**Task goal:** Extract the full listing verbatim and drop any pictures from your copy.

**Raw data:**
________________________________________

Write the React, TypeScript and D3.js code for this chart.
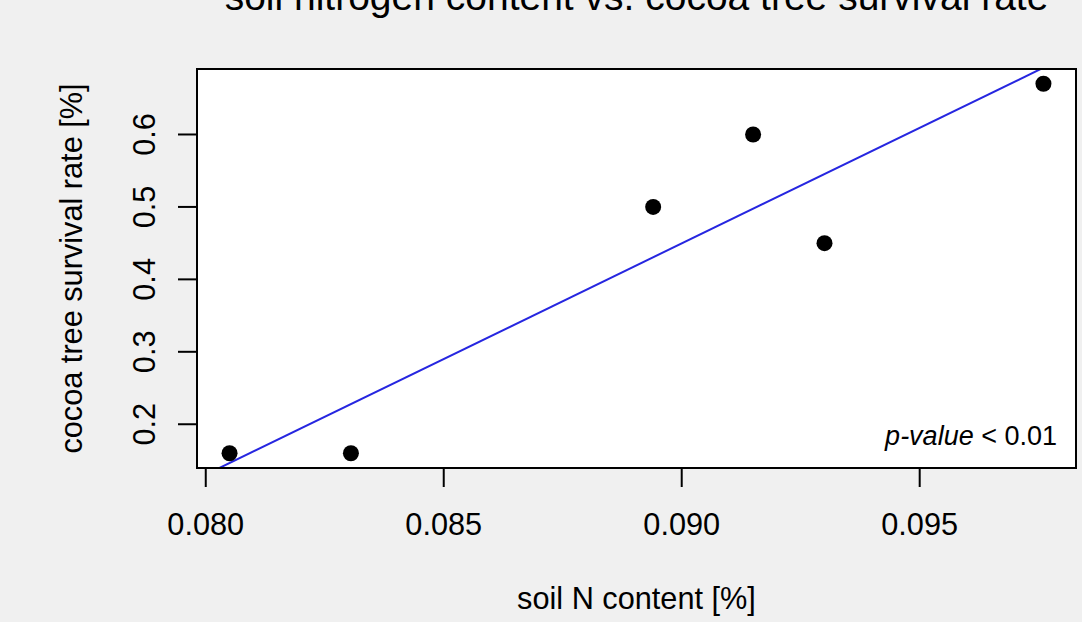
import React, { useEffect, useRef } from "react";
import * as d3 from "d3";

// soil N content [%] and cocoa tree survival rate per plot
const soilN = [0.0805, 0.08305, 0.0894, 0.0915, 0.093, 0.0976];
const survival = [0.16, 0.16, 0.5, 0.6, 0.45, 0.67];

const xTicks = [0.08, 0.085, 0.09, 0.095];
const xTickLabels = ["0.080", "0.085", "0.090", "0.095"];
const yTicks = [0.2, 0.3, 0.4, 0.5, 0.6];
const yTickLabels = ["0.2", "0.3", "0.4", "0.5", "0.6"];

const title = "soil nitrogen content vs. cocoa tree survival rate";
const xLabel = "soil N content [%]";
const yLabel = "cocoa tree survival rate [%]";

const W = 1082;
const H = 622;
const font = "'Liberation Sans', Arial, Helvetica, sans-serif";

// R style 4% range extension
const padRange = (vals: number[]) => {
  const [lo, hi] = d3.extent(vals) as [number, number];
  const d = (hi - lo) * 0.04;
  return [lo - d, hi + d];
};

const App = () => {
  const ref = useRef<SVGSVGElement>(null);

  useEffect(() => {
    document.body.style.margin = "0";
    const svg = d3.select(ref.current);
    svg.selectAll("*").remove();

    const plot = { left: 197, right: 1076, top: 69, bottom: 468 };

    const x = d3.scaleLinear().domain(padRange(soilN)).range([plot.left, plot.right]);
    const y = d3.scaleLinear().domain(padRange(survival)).range([plot.bottom, plot.top]);

    svg.append("rect").attr("width", W).attr("height", H).attr("fill", "#f0f0f0");
    svg
      .append("rect")
      .attr("x", plot.left)
      .attr("y", plot.top)
      .attr("width", plot.right - plot.left)
      .attr("height", plot.bottom - plot.top)
      .attr("fill", "#ffffff");

    svg
      .append("clipPath")
      .attr("id", "plotclip")
      .append("rect")
      .attr("x", plot.left)
      .attr("y", plot.top)
      .attr("width", plot.right - plot.left)
      .attr("height", plot.bottom - plot.top);

    // least squares fit, like abline(lm(...))
    const mx = d3.mean(soilN) as number;
    const my = d3.mean(survival) as number;
    const sxy = d3.sum(soilN, (v, i) => (v - mx) * (survival[i] - my));
    const sxx = d3.sum(soilN, (v) => (v - mx) * (v - mx));
    const slope = sxy / sxx;
    const icpt = my - slope * mx;
    const [x0, x1] = x.domain();
    const fit: [number, number][] = [
      [x0 - 0.01, icpt + slope * (x0 - 0.01)],
      [x1 + 0.01, icpt + slope * (x1 + 0.01)],
    ];

    svg
      .append("path")
      .attr("clip-path", "url(#plotclip)")
      .attr("fill", "none")
      .attr("stroke", "#2626e0")
      .attr("stroke-width", 2)
      .attr(
        "d",
        d3
          .line<[number, number]>()
          .x((d) => x(d[0]))
          .y((d) => y(d[1]))(fit)
      );

    svg
      .append("g")
      .selectAll("circle")
      .data(soilN)
      .join("circle")
      .attr("cx", (d) => x(d))
      .attr("cy", (d, i) => y(survival[i]))
      .attr("r", 8)
      .attr("fill", "#000");

    svg
      .append("rect")
      .attr("x", plot.left)
      .attr("y", plot.top)
      .attr("width", plot.right - plot.left)
      .attr("height", plot.bottom - plot.top)
      .attr("fill", "none")
      .attr("stroke", "#000")
      .attr("stroke-width", 2);

    // x axis
    const gx = svg.append("g").attr("stroke", "#000").attr("stroke-width", 2);
    gx.append("line")
      .attr("x1", x(xTicks[0]))
      .attr("x2", x(xTicks[xTicks.length - 1]))
      .attr("y1", plot.bottom)
      .attr("y2", plot.bottom);
    gx.selectAll("line.tick")
      .data(xTicks)
      .join("line")
      .attr("class", "tick")
      .attr("x1", (d) => x(d))
      .attr("x2", (d) => x(d))
      .attr("y1", plot.bottom)
      .attr("y2", plot.bottom + 19);
    svg
      .append("g")
      .selectAll("text")
      .data(xTicks)
      .join("text")
      .attr("x", (d) => x(d))
      .attr("y", 535)
      .attr("text-anchor", "middle")
      .attr("font-family", font)
      .attr("font-size", 30.7)
      .attr("fill", "#000")
      .text((d, i) => xTickLabels[i]);

    // y axis
    const gy = svg.append("g").attr("stroke", "#000").attr("stroke-width", 2);
    gy.append("line")
      .attr("x1", plot.left)
      .attr("x2", plot.left)
      .attr("y1", y(yTicks[0]))
      .attr("y2", y(yTicks[yTicks.length - 1]));
    gy.selectAll("line.tick")
      .data(yTicks)
      .join("line")
      .attr("class", "tick")
      .attr("x1", plot.left - 19)
      .attr("x2", plot.left)
      .attr("y1", (d) => y(d))
      .attr("y2", (d) => y(d));
    svg
      .append("g")
      .selectAll("text")
      .data(yTicks)
      .join("text")
      .attr("transform", (d) => `translate(155,${y(d)}) rotate(-90)`)
      .attr("text-anchor", "middle")
      .attr("font-family", font)
      .attr("font-size", 30.7)
      .attr("fill", "#000")
      .text((d, i) => yTickLabels[i]);

    const cx = (plot.left + plot.right) / 2;
    const cy = (plot.top + plot.bottom) / 2;

    // title sits partly above the page edge, as in the original
    svg
      .append("text")
      .attr("x", cx)
      .attr("y", 10)
      .attr("text-anchor", "middle")
      .attr("font-family", font)
      .attr("font-size", 39)
      .attr("fill", "#000")
      .text(title);

    svg
      .append("text")
      .attr("x", cx)
      .attr("y", 609)
      .attr("text-anchor", "middle")
      .attr("font-family", font)
      .attr("font-size", 30.7)
      .attr("fill", "#000")
      .text(xLabel);

    svg
      .append("text")
      .attr("transform", `translate(82,${cy}) rotate(-90)`)
      .attr("text-anchor", "middle")
      .attr("font-family", font)
      .attr("font-size", 30.7)
      .attr("fill", "#000")
      .text(yLabel);

    const pv = svg
      .append("text")
      .attr("x", 1057)
      .attr("y", 445)
      .attr("text-anchor", "end")
      .attr("font-family", font)
      .attr("font-size", 27)
      .attr("fill", "#000");
    pv.append("tspan").attr("font-style", "italic").text("p-value");
    pv.append("tspan").text(" < 0.01");
  }, []);

  return (
    <div>
      <svg ref={ref} width={W} height={H} style={{ display: "block" }} />
    </div>
  );
};

export default App;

________________________________________

**Answer to this problem:**
Write the React, TypeScript and D3.js code for this chart.
import React, { useEffect, useRef } from "react";
import * as d3 from "d3";

// soil N content [%] and cocoa tree survival rate per plot
const soilN = [0.0805, 0.08305, 0.0894, 0.0915, 0.093, 0.0976];
const survival = [0.16, 0.16, 0.5, 0.6, 0.45, 0.67];

const xTicks = [0.08, 0.085, 0.09, 0.095];
const xTickLabels = ["0.080", "0.085", "0.090", "0.095"];
const yTicks = [0.2, 0.3, 0.4, 0.5, 0.6];
const yTickLabels = ["0.2", "0.3", "0.4", "0.5", "0.6"];

const title = "soil nitrogen content vs. cocoa tree survival rate";
const xLabel = "soil N content [%]";
const yLabel = "cocoa tree survival rate [%]";

const W = 1082;
const H = 622;
const font = "'Liberation Sans', Arial, Helvetica, sans-serif";

// R style 4% range extension
const padRange = (vals: number[]) => {
  const [lo, hi] = d3.extent(vals) as [number, number];
  const d = (hi - lo) * 0.04;
  return [lo - d, hi + d];
};

const App = () => {
  const ref = useRef<SVGSVGElement>(null);

  useEffect(() => {
    document.body.style.margin = "0";
    const svg = d3.select(ref.current);
    svg.selectAll("*").remove();

    const plot = { left: 197, right: 1076, top: 69, bottom: 468 };

    const x = d3.scaleLinear().domain(padRange(soilN)).range([plot.left, plot.right]);
    const y = d3.scaleLinear().domain(padRange(survival)).range([plot.bottom, plot.top]);

    svg.append("rect").attr("width", W).attr("height", H).attr("fill", "#f0f0f0");
    svg
      .append("rect")
      .attr("x", plot.left)
      .attr("y", plot.top)
      .attr("width", plot.right - plot.left)
      .attr("height", plot.bottom - plot.top)
      .attr("fill", "#ffffff");

    svg
      .append("clipPath")
      .attr("id", "plotclip")
      .append("rect")
      .attr("x", plot.left)
      .attr("y", plot.top)
      .attr("width", plot.right - plot.left)
      .attr("height", plot.bottom - plot.top);

    // least squares fit, like abline(lm(...))
    const mx = d3.mean(soilN) as number;
    const my = d3.mean(survival) as number;
    const sxy = d3.sum(soilN, (v, i) => (v - mx) * (survival[i] - my));
    const sxx = d3.sum(soilN, (v) => (v - mx) * (v - mx));
    const slope = sxy / sxx;
    const icpt = my - slope * mx;
    const [x0, x1] = x.domain();
    const fit: [number, number][] = [
      [x0 - 0.01, icpt + slope * (x0 - 0.01)],
      [x1 + 0.01, icpt + slope * (x1 + 0.01)],
    ];

    svg
      .append("path")
      .attr("clip-path", "url(#plotclip)")
      .attr("fill", "none")
      .attr("stroke", "#2626e0")
      .attr("stroke-width", 2)
      .attr(
        "d",
        d3
          .line<[number, number]>()
          .x((d) => x(d[0]))
          .y((d) => y(d[1]))(fit)
      );

    svg
      .append("g")
      .selectAll("circle")
      .data(soilN)
      .join("circle")
      .attr("cx", (d) => x(d))
      .attr("cy", (d, i) => y(survival[i]))
      .attr("r", 8)
      .attr("fill", "#000");

    svg
      .append("rect")
      .attr("x", plot.left)
      .attr("y", plot.top)
      .attr("width", plot.right - plot.left)
      .attr("height", plot.bottom - plot.top)
      .attr("fill", "none")
      .attr("stroke", "#000")
      .attr("stroke-width", 2);

    // x axis
    const gx = svg.append("g").attr("stroke", "#000").attr("stroke-width", 2);
    gx.append("line")
      .attr("x1", x(xTicks[0]))
      .attr("x2", x(xTicks[xTicks.length - 1]))
      .attr("y1", plot.bottom)
      .attr("y2", plot.bottom);
    gx.selectAll("line.tick")
      .data(xTicks)
      .join("line")
      .attr("class", "tick")
      .attr("x1", (d) => x(d))
      .attr("x2", (d) => x(d))
      .attr("y1", plot.bottom)
      .attr("y2", plot.bottom + 19);
    svg
      .append("g")
      .selectAll("text")
      .data(xTicks)
      .join("text")
      .attr("x", (d) => x(d))
      .attr("y", 535)
      .attr("text-anchor", "middle")
      .attr("font-family", font)
      .attr("font-size", 30.7)
      .attr("fill", "#000")
      .text((d, i) => xTickLabels[i]);

    // y axis
    const gy = svg.append("g").attr("stroke", "#000").attr("stroke-width", 2);
    gy.append("line")
      .attr("x1", plot.left)
      .attr("x2", plot.left)
      .attr("y1", y(yTicks[0]))
      .attr("y2", y(yTicks[yTicks.length - 1]));
    gy.selectAll("line.tick")
      .data(yTicks)
      .join("line")
      .attr("class", "tick")
      .attr("x1", plot.left - 19)
      .attr("x2", plot.left)
      .attr("y1", (d) => y(d))
      .attr("y2", (d) => y(d));
    svg
      .append("g")
      .selectAll("text")
      .data(yTicks)
      .join("text")
      .attr("transform", (d) => `translate(155,${y(d)}) rotate(-90)`)
      .attr("text-anchor", "middle")
      .attr("font-family", font)
      .attr("font-size", 30.7)
      .attr("fill", "#000")
      .text((d, i) => yTickLabels[i]);

    const cx = (plot.left + plot.right) / 2;
    const cy = (plot.top + plot.bottom) / 2;

    // title sits partly above the page edge, as in the original
    svg
      .append("text")
      .attr("x", cx)
      .attr("y", 10)
      .attr("text-anchor", "middle")
      .attr("font-family", font)
      .attr("font-size", 39)
      .attr("fill", "#000")
      .text(title);

    svg
      .append("text")
      .attr("x", cx)
      .attr("y", 609)
      .attr("text-anchor", "middle")
      .attr("font-family", font)
      .attr("font-size", 30.7)
      .attr("fill", "#000")
      .text(xLabel);

    svg
      .append("text")
      .attr("transform", `translate(82,${cy}) rotate(-90)`)
      .attr("text-anchor", "middle")
      .attr("font-family", font)
      .attr("font-size", 30.7)
      .attr("fill", "#000")
      .text(yLabel);

    const pv = svg
      .append("text")
      .attr("x", 1057)
      .attr("y", 445)
      .attr("text-anchor", "end")
      .attr("font-family", font)
      .attr("font-size", 27)
      .attr("fill", "#000");
    pv.append("tspan").attr("font-style", "italic").text("p-value");
    pv.append("tspan").text(" < 0.01");
  }, []);

  return (
    <div>
      <svg ref={ref} width={W} height={H} style={{ display: "block" }} />
    </div>
  );
};

export default App;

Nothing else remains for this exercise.